Data excerpts.
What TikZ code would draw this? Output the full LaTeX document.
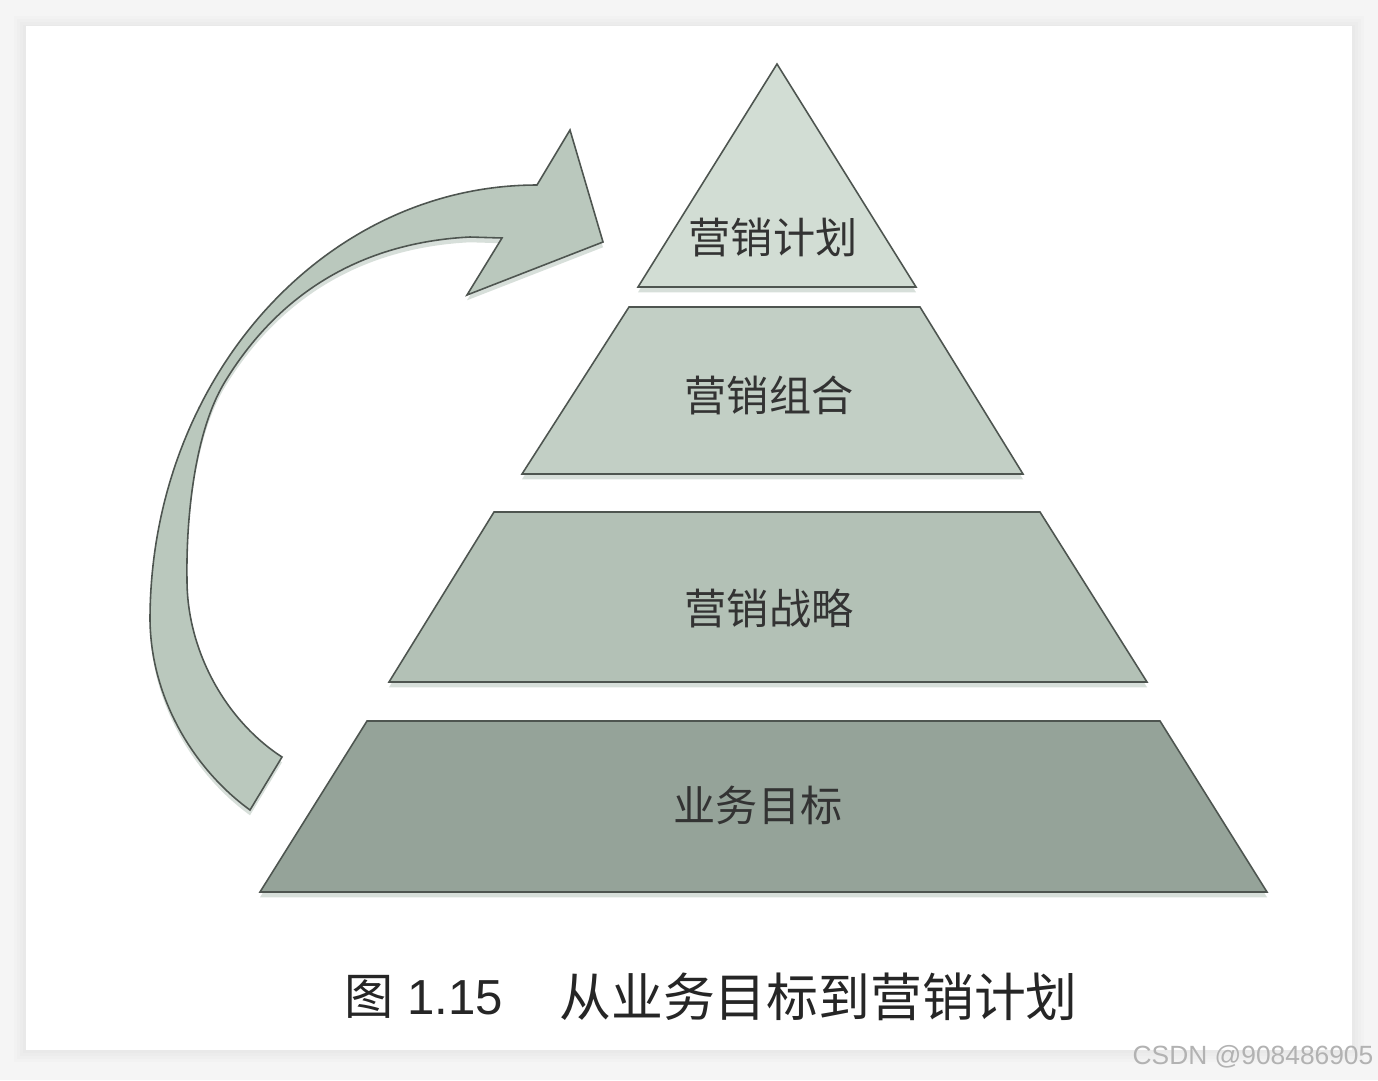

--

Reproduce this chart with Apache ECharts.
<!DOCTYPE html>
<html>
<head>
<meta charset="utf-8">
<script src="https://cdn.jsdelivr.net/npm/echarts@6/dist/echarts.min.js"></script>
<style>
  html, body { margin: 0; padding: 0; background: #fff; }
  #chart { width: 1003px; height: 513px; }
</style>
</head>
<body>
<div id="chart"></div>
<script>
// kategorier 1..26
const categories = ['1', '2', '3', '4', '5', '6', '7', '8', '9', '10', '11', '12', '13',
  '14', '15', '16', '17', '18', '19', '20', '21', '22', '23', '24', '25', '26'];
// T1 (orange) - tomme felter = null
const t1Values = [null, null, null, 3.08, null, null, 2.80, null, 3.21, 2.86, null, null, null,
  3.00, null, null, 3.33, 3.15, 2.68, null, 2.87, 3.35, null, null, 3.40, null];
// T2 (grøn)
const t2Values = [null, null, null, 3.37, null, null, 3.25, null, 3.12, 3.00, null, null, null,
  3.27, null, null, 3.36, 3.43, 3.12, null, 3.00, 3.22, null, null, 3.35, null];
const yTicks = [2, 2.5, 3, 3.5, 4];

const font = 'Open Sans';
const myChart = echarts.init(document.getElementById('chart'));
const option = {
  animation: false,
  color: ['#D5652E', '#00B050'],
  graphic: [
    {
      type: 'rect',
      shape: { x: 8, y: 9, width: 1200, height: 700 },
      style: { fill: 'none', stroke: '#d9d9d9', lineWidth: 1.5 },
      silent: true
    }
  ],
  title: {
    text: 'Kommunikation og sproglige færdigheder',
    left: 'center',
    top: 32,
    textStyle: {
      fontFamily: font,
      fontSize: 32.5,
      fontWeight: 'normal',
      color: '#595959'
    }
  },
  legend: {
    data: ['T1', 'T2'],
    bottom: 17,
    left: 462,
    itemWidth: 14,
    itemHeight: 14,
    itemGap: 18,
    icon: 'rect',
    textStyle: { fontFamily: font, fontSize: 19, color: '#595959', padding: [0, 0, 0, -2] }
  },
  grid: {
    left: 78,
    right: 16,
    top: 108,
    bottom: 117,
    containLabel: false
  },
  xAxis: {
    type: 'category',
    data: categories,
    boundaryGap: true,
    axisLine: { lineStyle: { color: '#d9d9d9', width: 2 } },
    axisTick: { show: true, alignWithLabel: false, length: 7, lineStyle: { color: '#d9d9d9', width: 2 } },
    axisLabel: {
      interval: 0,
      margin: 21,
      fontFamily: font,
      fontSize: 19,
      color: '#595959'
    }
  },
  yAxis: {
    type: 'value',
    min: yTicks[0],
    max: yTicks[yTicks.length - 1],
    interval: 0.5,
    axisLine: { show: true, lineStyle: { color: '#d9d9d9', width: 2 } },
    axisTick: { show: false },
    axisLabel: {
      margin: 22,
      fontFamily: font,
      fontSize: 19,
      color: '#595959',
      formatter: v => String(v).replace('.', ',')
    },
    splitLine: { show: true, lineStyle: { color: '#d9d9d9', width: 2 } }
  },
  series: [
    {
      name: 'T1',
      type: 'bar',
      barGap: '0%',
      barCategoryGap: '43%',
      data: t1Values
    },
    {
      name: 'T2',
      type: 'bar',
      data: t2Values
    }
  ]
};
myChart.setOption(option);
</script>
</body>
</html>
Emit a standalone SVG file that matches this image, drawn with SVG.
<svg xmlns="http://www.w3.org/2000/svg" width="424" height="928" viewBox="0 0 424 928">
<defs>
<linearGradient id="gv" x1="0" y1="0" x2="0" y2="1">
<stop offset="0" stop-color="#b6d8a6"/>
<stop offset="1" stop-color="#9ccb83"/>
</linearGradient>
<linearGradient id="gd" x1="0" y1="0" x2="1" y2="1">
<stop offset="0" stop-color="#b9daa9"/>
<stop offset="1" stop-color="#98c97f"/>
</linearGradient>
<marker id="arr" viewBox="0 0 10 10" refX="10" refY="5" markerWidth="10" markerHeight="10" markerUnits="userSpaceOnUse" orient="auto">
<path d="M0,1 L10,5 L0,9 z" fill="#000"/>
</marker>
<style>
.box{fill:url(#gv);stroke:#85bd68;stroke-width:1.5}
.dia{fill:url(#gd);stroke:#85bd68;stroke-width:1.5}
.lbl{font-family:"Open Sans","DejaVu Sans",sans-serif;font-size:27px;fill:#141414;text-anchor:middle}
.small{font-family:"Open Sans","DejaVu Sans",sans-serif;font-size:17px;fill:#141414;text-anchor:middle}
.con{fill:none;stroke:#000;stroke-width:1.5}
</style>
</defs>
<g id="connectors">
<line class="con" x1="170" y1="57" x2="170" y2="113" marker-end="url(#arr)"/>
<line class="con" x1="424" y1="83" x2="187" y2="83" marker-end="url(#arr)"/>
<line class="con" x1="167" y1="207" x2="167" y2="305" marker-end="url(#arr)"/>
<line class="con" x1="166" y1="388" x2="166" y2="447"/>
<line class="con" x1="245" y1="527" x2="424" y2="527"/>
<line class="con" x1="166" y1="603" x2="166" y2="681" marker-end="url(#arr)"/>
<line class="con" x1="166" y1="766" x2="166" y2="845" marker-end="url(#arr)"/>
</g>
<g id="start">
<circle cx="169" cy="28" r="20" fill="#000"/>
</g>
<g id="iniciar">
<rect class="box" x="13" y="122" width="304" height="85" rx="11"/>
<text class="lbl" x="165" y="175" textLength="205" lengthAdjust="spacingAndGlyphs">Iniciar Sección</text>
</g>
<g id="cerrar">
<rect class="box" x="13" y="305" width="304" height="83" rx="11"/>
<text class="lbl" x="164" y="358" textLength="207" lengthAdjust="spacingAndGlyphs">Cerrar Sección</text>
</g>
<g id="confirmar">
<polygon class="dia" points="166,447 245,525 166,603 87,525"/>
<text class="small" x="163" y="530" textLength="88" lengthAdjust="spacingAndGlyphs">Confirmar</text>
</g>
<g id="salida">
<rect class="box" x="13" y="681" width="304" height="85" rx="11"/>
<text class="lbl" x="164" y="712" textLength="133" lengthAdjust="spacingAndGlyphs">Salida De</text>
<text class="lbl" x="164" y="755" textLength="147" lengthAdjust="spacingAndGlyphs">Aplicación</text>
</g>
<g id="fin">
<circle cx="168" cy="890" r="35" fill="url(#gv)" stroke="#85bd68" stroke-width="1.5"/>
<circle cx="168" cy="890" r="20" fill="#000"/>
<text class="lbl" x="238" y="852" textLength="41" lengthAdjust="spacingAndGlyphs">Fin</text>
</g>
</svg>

Written exercise. Your output shall consist solely of the lines from the line with "Reproduce this chart with Apache ECharts." to the line with "const yTicks = [2, 2.5, 3, 3.5, 4];", reproduced exactly, both ends included.

Result of the task.
Reproduce this chart with Apache ECharts.
<!DOCTYPE html>
<html>
<head>
<meta charset="utf-8">
<script src="https://cdn.jsdelivr.net/npm/echarts@6/dist/echarts.min.js"></script>
<style>
  html, body { margin: 0; padding: 0; background: #fff; }
  #chart { width: 1003px; height: 513px; }
</style>
</head>
<body>
<div id="chart"></div>
<script>
// kategorier 1..26
const categories = ['1', '2', '3', '4', '5', '6', '7', '8', '9', '10', '11', '12', '13',
  '14', '15', '16', '17', '18', '19', '20', '21', '22', '23', '24', '25', '26'];
// T1 (orange) - tomme felter = null
const t1Values = [null, null, null, 3.08, null, null, 2.80, null, 3.21, 2.86, null, null, null,
  3.00, null, null, 3.33, 3.15, 2.68, null, 2.87, 3.35, null, null, 3.40, null];
// T2 (grøn)
const t2Values = [null, null, null, 3.37, null, null, 3.25, null, 3.12, 3.00, null, null, null,
  3.27, null, null, 3.36, 3.43, 3.12, null, 3.00, 3.22, null, null, 3.35, null];
const yTicks = [2, 2.5, 3, 3.5, 4];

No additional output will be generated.